GOAL OF THE EXERCISE: Pictures in the entries below are excluded; copy only the lines from the one containing "Give me the React, TypeScript" to the one containing "import * as", both included.

MATERIAL SUPPLIED:
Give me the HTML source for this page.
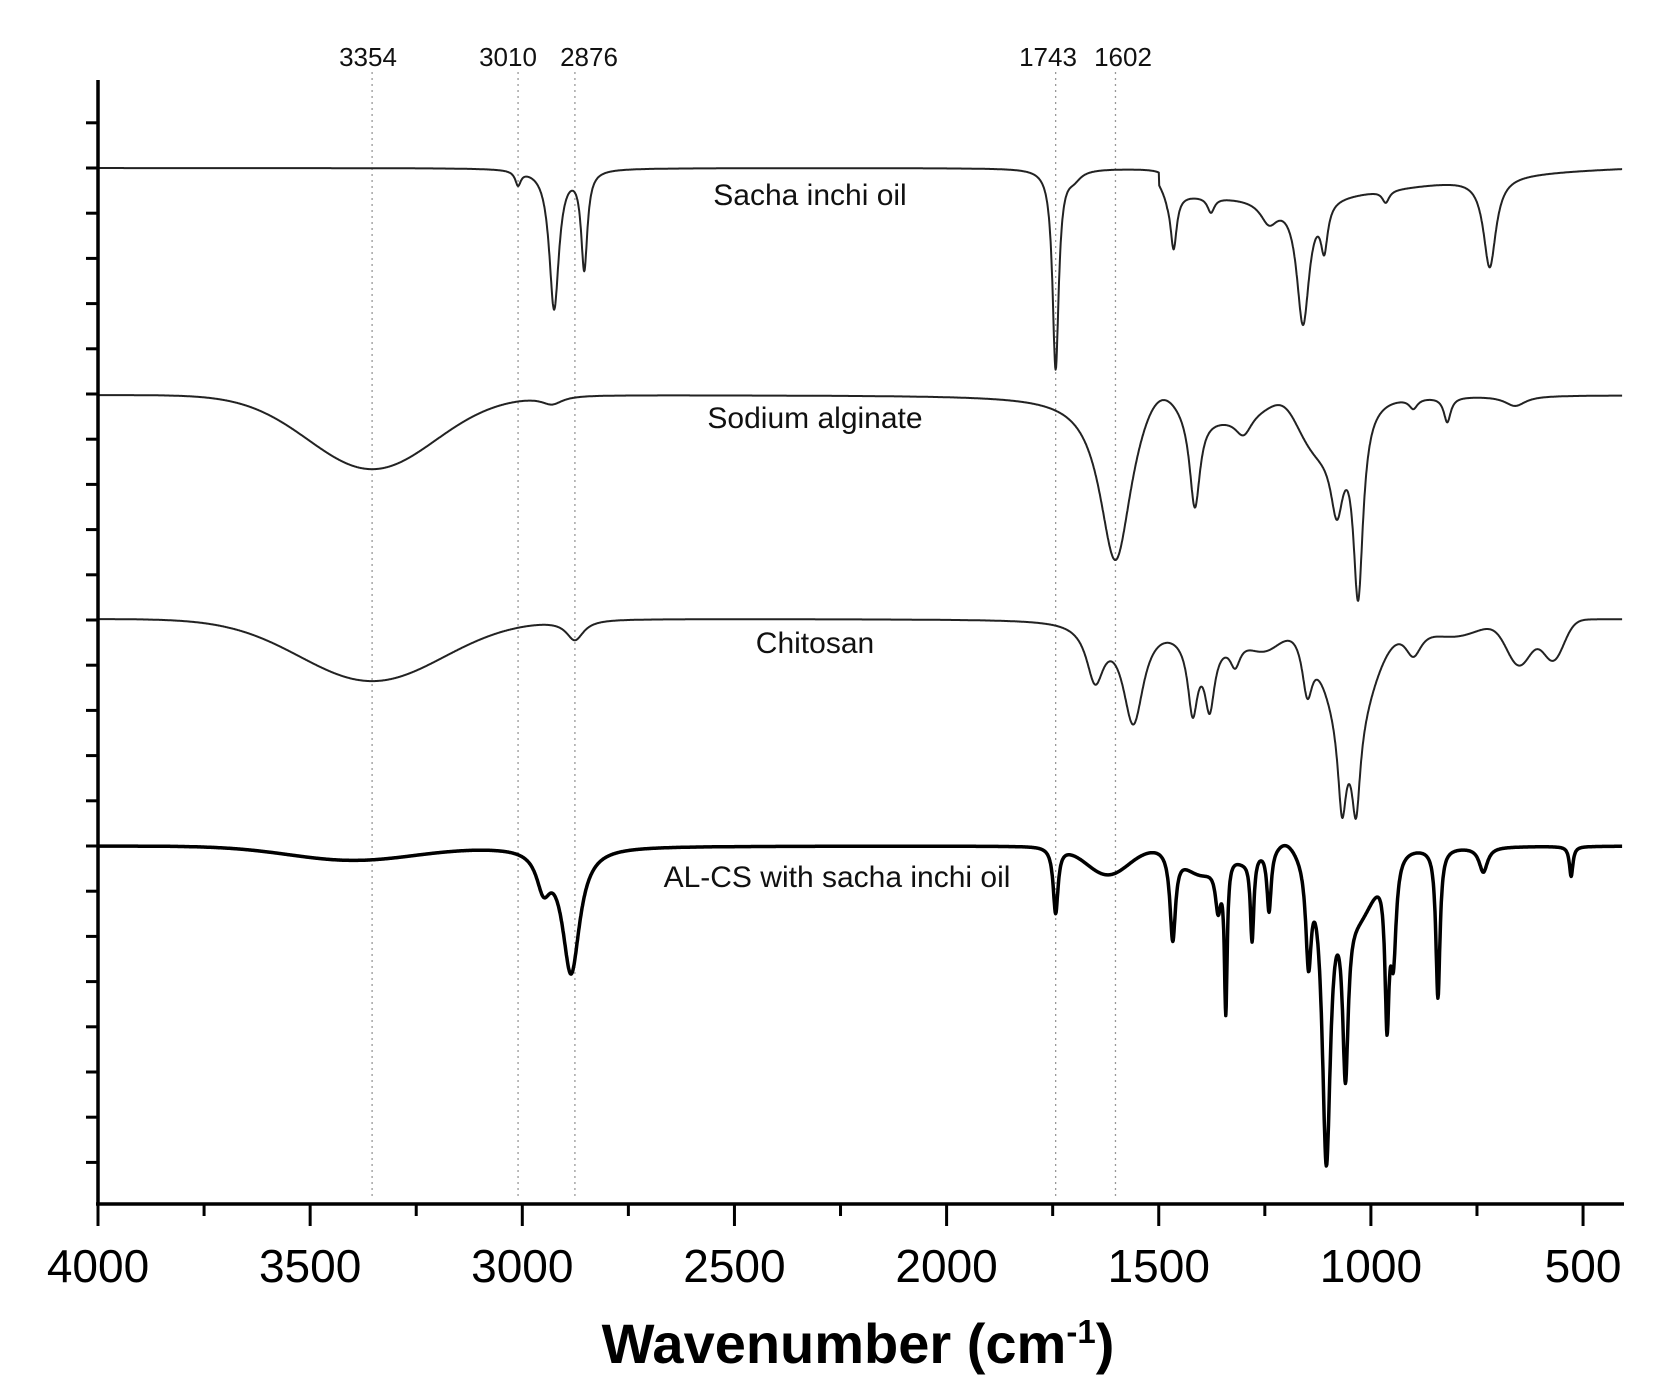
<!DOCTYPE html>
<html><head><meta charset="utf-8"><style>
html,body{margin:0;padding:0;background:#fff;}
svg{display:block;font-family:"Liberation Sans",Arial,sans-serif;}
</style></head><body>
<svg id="s" width="1663" height="1388" viewBox="0 0 1663 1388" xmlns="http://www.w3.org/2000/svg">
<g id="grid" stroke="#999" stroke-width="1.3" stroke-dasharray="2,4"></g>
<g font-size="26" fill="#111" text-anchor="middle">
<text x="368" y="66">3354</text>
<text x="508" y="66">3010</text>
<text x="589" y="66">2876</text>
<text x="1048" y="66">1743</text>
<text x="1123" y="66">1602</text>
</g>
<g id="curves" fill="none"></g>
<g font-size="30" fill="#111" text-anchor="middle">
<text x="810" y="205">Sacha inchi oil</text>
<text x="815" y="428">Sodium alginate</text>
<text x="815" y="653">Chitosan</text>
<text x="837" y="887">AL-CS with sacha inchi oil</text>
</g>
<g id="axes" stroke="#000"></g>
<g font-size="46" fill="#000" text-anchor="middle" id="xl"></g>
<text x="858" y="1363" font-size="56" font-weight="bold" text-anchor="middle" fill="#000">Wavenumber (cm<tspan font-size="33" dy="-20">-1</tspan><tspan dy="20">)</tspan></text>
</svg>
<script>
var NS="http://www.w3.org/2000/svg";
function X(w){return 98+(4000-w)*0.4243;}
function el(p,t,a){var e=document.createElementNS(NS,t);for(var k in a)e.setAttribute(k,a[k]);p.appendChild(e);return e;}
var g=document.getElementById('grid');
[3354,3010,2876,1743,1602].forEach(function(w){el(g,'line',{x1:X(w),x2:X(w),y1:72,y2:1200});});
var ax=document.getElementById('axes');
el(ax,'line',{x1:98,y1:80,x2:98,y2:1205,'stroke-width':3.5});
el(ax,'line',{x1:96,y1:1204,x2:1624,y2:1204,'stroke-width':3.5});
for(var k=-17;k<=8;k++){var y=846+k*45.2;if(y<78||y>1206)continue;el(ax,'line',{x1:86,y1:y,x2:98,y2:y,'stroke-width':3});}
var xl=document.getElementById('xl');
for(var w=4000;w>=500;w-=250){var x=X(w);var maj=(w%500==0);el(ax,'line',{x1:x,y1:1204,x2:x,y2:maj?1226:1216,'stroke-width':3});
 if(maj){var t=el(xl,'text',{x:x,y:1282});t.textContent=w;}}
function G(x,c,d,w){var u=(x-c)/w;return d*Math.exp(-0.5*u*u);}
function L(x,c,d,w){var u=(x-c)/w;return d/(1+u*u);}
var S=[
 {b:168,sw:2,col:'#222',f:function(x){var v=0;
  v+=L(x,3010,14,8)+L(x,2925,140,14)+L(x,2854,98,9)+L(x,1743,200,9)+L(x,1465,55,9)+L(x,1377,15,10)+L(x,1240,22,25)+L(x,1160,125,18)+L(x,1110,45,10)+L(x,720,90,18)+L(x,965,12,10)+L(x,1700,8,20);
  if(x<1500){v+=G(x,1200,20,300)+12*Math.max(0,(x-400)/1100)*(x<1480?1:(1500-x)/20);}
  return v;}},
 {b:395,sw:2,col:'#222',f:function(x){var v=0;
  v+=G(x,3354,74,150)+L(x,2930,8,30)+L(x,1602,165,45)+L(x,1415,95,15)+L(x,1300,22,25)+G(x,1120,50,60)+L(x,1030,180,14)+L(x,1080,70,18)+L(x,820,25,10)+L(x,900,10,12)+L(x,660,10,30)+G(x,1350,15,70)-G(x,1500,25,40)-G(x,1200,15,30);return v;}},
 {b:619,sw:2,col:'#222',f:function(x){var v=0;
  v+=G(x,3354,62,170)+L(x,2876,20,25)+L(x,1650,55,25)+L(x,1560,100,30)+L(x,1420,70,14)+L(x,1380,62,14)+L(x,1320,25,15)+L(x,1150,55,15)+G(x,1050,100,55)+L(x,1068,90,12)+L(x,1035,90,12)+L(x,900,30,25)+G(x,650,45,30)+G(x,570,40,25)+G(x,1250,25,40)+G(x,800,15,60)+G(x,1380,20,60);return v;}},
 {b:846,sw:3.5,col:'#000',f:function(x){var v=0;
  v+=G(x,3400,14,150)+L(x,2885,125,25)+L(x,2950,35,20)+L(x,1743,66,7)+G(x,1620,28,50)+L(x,1467,88,8)+L(x,1360,45,8)+L(x,1342,150,4)+L(x,1280,85,5)+L(x,1240,62,6)+L(x,1147,100,8)+L(x,1105,300,12)+L(x,1060,170,8)+L(x,962,150,6)+L(x,947,95,8)+L(x,842,150,6)+L(x,735,25,12)+L(x,528,30,5)+G(x,1400,25,40)+G(x,1030,60,40)+G(x,1300,10,20)-G(x,1200,10,20);return v;}}
];
var cg=document.getElementById('curves');
S.forEach(function(s){var d='';for(var w=4000;w>=408;w-=1){var y=s.b+s.f(w);d+=(d?'L':'M')+X(w).toFixed(1)+','+y.toFixed(1);}
 el(cg,'path',{d:d,stroke:s.col,'stroke-width':s.sw,'stroke-linejoin':'round'});});
</script>
</body></html>
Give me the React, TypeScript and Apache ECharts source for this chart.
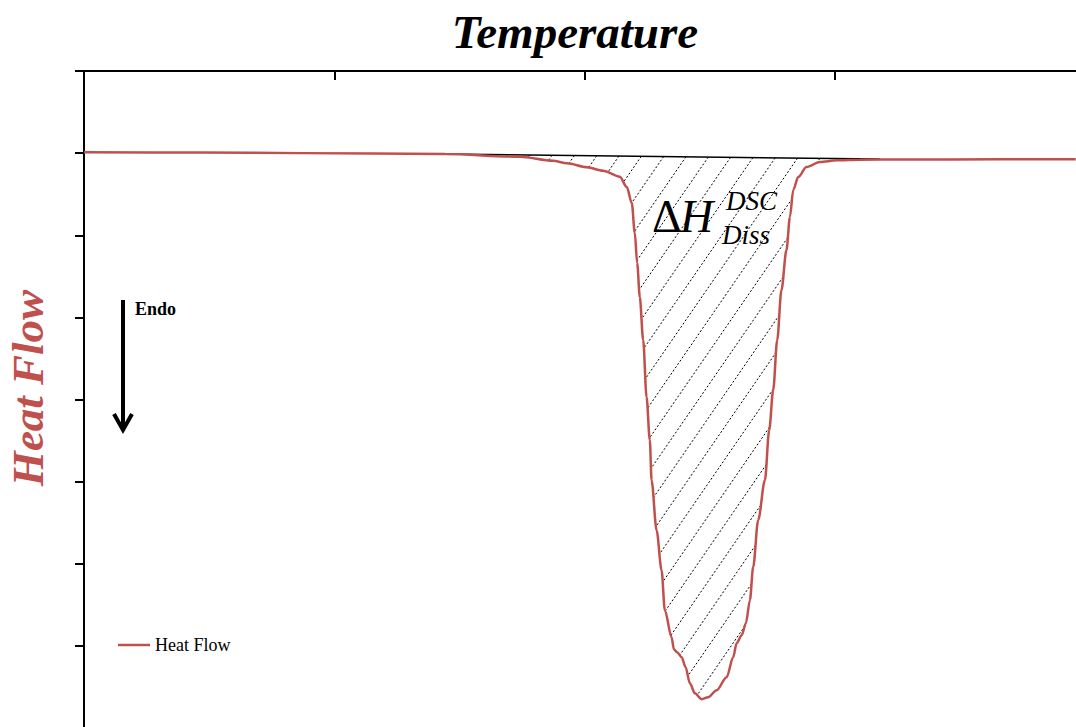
import React, { useEffect, useRef } from "react";
import * as echarts from "echarts";

// Temperature (arbitrary units, tick every 100) and heat flow (arbitrary units, tick every 1)
const temperature = [
  0, 46.3, 86.3, 144.2, 174.2, 187.4, 193.0, 201.0, 207.4, 214.1, 216.9, 218.9, 220.1,
  221.05, 222.1, 223.45, 224.8, 226.1, 226.8, 228.8, 230.8, 232.1, 234.8, 235.7, 237.0,
  238.8, 240.4, 242.1, 244.1, 246.8, 249.4, 252.8, 256.8, 259.4, 260.8, 262.8, 264.5,
  266.1, 267.4, 269.4, 272.1, 273.8, 275.4, 277.0, 278.7, 280.7, 282.1, 283.4, 285.4,
  288.7, 294.1, 300.8, 310.0, 326.0, 366.0, 396.3,
];
const heatFlow = [
  0.01, 0.007, 0.0, -0.011, -0.044, -0.093, -0.124, -0.173, -0.214, -0.287, -0.413,
  -0.608, -0.973, -1.339, -1.753, -2.277, -2.971, -3.495, -3.982, -4.591, -5.078,
  -5.566, -5.894, -6.04, -6.077, -6.138, -6.26, -6.455, -6.577, -6.649, -6.625, -6.54,
  -6.382, -6.138, -5.967, -5.87, -5.724, -5.443, -5.041, -4.469, -3.982, -3.373,
  -2.886, -2.277, -1.667, -1.18, -0.778, -0.449, -0.291, -0.169, -0.108, -0.088, -0.08,
  -0.078, -0.075, -0.075,
];
// Integration baseline (start and end points)
const baselineTemp = [144.2, 318.0];
const baselineHeat = [-0.011, -0.072];

const xTicks = [0, 100, 200, 300, 400];
const yTicks = [-7, -6, -5, -4, -3, -2, -1, 0, 1];

const RED = "#c0504d";
const SERIF = "'Liberation Serif', 'Times New Roman', serif";

export default function App() {
  const ref = useRef<HTMLDivElement>(null);

  useEffect(() => {
    if (!ref.current) return;
    const chart = echarts.init(ref.current, null, { renderer: "svg" });

    const curveData = temperature.map((t, i) => [t, heatFlow[i]]);
    const baseData = baselineTemp.map((t, i) => [t, baselineHeat[i]]);

    const renderHatch = (params: any, api: any) => {
      const b0 = api.coord([baselineTemp[0], baselineHeat[0]]);
      const b1 = api.coord([baselineTemp[1], baselineHeat[1]]);
      const poly: number[][] = [b0];
      for (let i = 0; i < temperature.length; i++) {
        if (temperature[i] > baselineTemp[0] && temperature[i] < baselineTemp[1]) {
          poly.push(api.coord([temperature[i], heatFlow[i]]));
        }
      }
      poly.push(b1);
      const k = 1.45;
      const f = (p: number[]) => p[0] + p[1] / k;
      let cMin = Infinity;
      let cMax = -Infinity;
      poly.forEach((p) => {
        cMin = Math.min(cMin, f(p));
        cMax = Math.max(cMax, f(p));
      });
      const step = 22.5;
      const c0 = 996.6;
      const nStart = Math.ceil((cMin - c0) / step);
      const nEnd = Math.floor((cMax - c0) / step);
      const children: any[] = [];
      for (let n = nStart; n <= nEnd; n++) {
        const c = c0 + n * step;
        const pts: number[][] = [];
        for (let i = 0; i < poly.length; i++) {
          const p1 = poly[i];
          const p2 = poly[(i + 1) % poly.length];
          const f1 = f(p1) - c;
          const f2 = f(p2) - c;
          if ((f1 < 0 && f2 >= 0) || (f1 >= 0 && f2 < 0)) {
            const t = f1 / (f1 - f2);
            pts.push([p1[0] + t * (p2[0] - p1[0]), p1[1] + t * (p2[1] - p1[1])]);
          }
        }
        pts.sort((a, b) => a[1] - b[1]);
        for (let j = 0; j + 1 < pts.length; j += 2) {
          children.push({
            type: "line",
            shape: { x1: pts[j][0], y1: pts[j][1], x2: pts[j + 1][0], y2: pts[j + 1][1] },
            style: { stroke: "#000", lineWidth: 1, lineDash: [2, 2] },
          });
        }
      }
      return { type: "group", children };
    };

    chart.setOption({
      animation: false,
      backgroundColor: "#fff",
      grid: { left: 84, width: 1001, top: 71, height: 657, outerBoundsMode: "none" },
      xAxis: {
        type: "value",
        position: "top",
        min: xTicks[0],
        max: xTicks[xTicks.length - 1],
        interval: 100,
        axisLine: { show: true, onZero: false, lineStyle: { color: "#000", width: 2 } },
        axisTick: { show: true, inside: true, length: 9, lineStyle: { color: "#000", width: 2 } },
        axisLabel: { show: false },
        splitLine: { show: false },
      },
      yAxis: {
        type: "value",
        min: yTicks[0],
        max: yTicks[yTicks.length - 1],
        interval: 1,
        axisLine: { show: true, onZero: false, lineStyle: { color: "#000", width: 2 } },
        axisTick: { show: true, inside: false, length: 9, lineStyle: { color: "#000", width: 2 } },
        axisLabel: { show: false },
        splitLine: { show: false },
      },
      legend: {
        data: [{ name: "Heat Flow", icon: "rect" }],
        left: 113,
        top: 631,
        itemWidth: 32,
        itemHeight: 2.5,
        textStyle: { fontFamily: SERIF, fontSize: 18, color: "#000" },
      },
      graphic: [
        {
          type: "text",
          x: 575,
          y: 32,
          style: {
            text: "Temperature",
            font: `italic bold 47px ${SERIF}`,
            fill: "#000",
            textAlign: "center",
            textVerticalAlign: "middle",
          },
        },
        {
          type: "text",
          x: 28,
          y: 388,
          rotation: Math.PI / 2,
          style: {
            text: "Heat Flow",
            font: `italic bold 45px ${SERIF}`,
            fill: RED,
            textAlign: "center",
            textVerticalAlign: "middle",
          },
        },
        {
          type: "line",
          shape: { x1: 123, y1: 300, x2: 123, y2: 428 },
          style: { stroke: "#000", lineWidth: 4 },
        },
        {
          type: "polyline",
          shape: { points: [[114, 414], [123, 430], [132, 414]] },
          style: { stroke: "#000", lineWidth: 4, fill: "none" },
        },
        {
          type: "text",
          x: 135,
          y: 309,
          style: {
            text: "Endo",
            font: `bold 18px ${SERIF}`,
            fill: "#000",
            textAlign: "left",
            textVerticalAlign: "middle",
          },
        },
        {
          type: "text",
          x: 652,
          y: 216,
          style: {
            text: "\u0394",
            font: `46px ${SERIF}`,
            fill: "#000",
            textAlign: "left",
            textVerticalAlign: "middle",
          },
        },
        {
          type: "text",
          x: 680,
          y: 216,
          style: {
            text: "H",
            font: `italic 46px ${SERIF}`,
            fill: "#000",
            textAlign: "left",
            textVerticalAlign: "middle",
          },
        },
        {
          type: "text",
          x: 726,
          y: 201,
          style: {
            text: "DSC",
            font: `italic 27px ${SERIF}`,
            fill: "#000",
            textAlign: "left",
            textVerticalAlign: "middle",
          },
        },
        {
          type: "text",
          x: 722,
          y: 235,
          style: {
            text: "Diss",
            font: `italic 27px ${SERIF}`,
            fill: "#000",
            textAlign: "left",
            textVerticalAlign: "middle",
          },
        },
      ],
      series: [
        {
          name: "Hatch",
          type: "custom",
          coordinateSystem: "cartesian2d",
          data: [[baselineTemp[0], baselineHeat[0]]],
          renderItem: renderHatch,
          silent: true,
          z: 1,
        },
        {
          name: "Baseline",
          type: "line",
          data: baseData,
          symbol: "none",
          lineStyle: { color: "#000", width: 1.5 },
          silent: true,
          z: 2,
        },
        {
          name: "Heat Flow",
          type: "line",
          data: curveData,
          symbol: "none",
          smooth: 0.3,
          smoothMonotone: "x",
          color: RED,
          lineStyle: { color: RED, width: 2.5 },
          z: 3,
        },
      ],
    });

    return () => chart.dispose();
  }, []);

  return (
    <div
      ref={ref}
      style={{ position: "absolute", left: 0, top: 0, width: 1076, height: 727 }}
    />
  );
}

REPLY TO THE TASK:
Give me the React, TypeScript and Apache ECharts source for this chart.
import React, { useEffect, useRef } from "react";
import * as echarts from "echarts";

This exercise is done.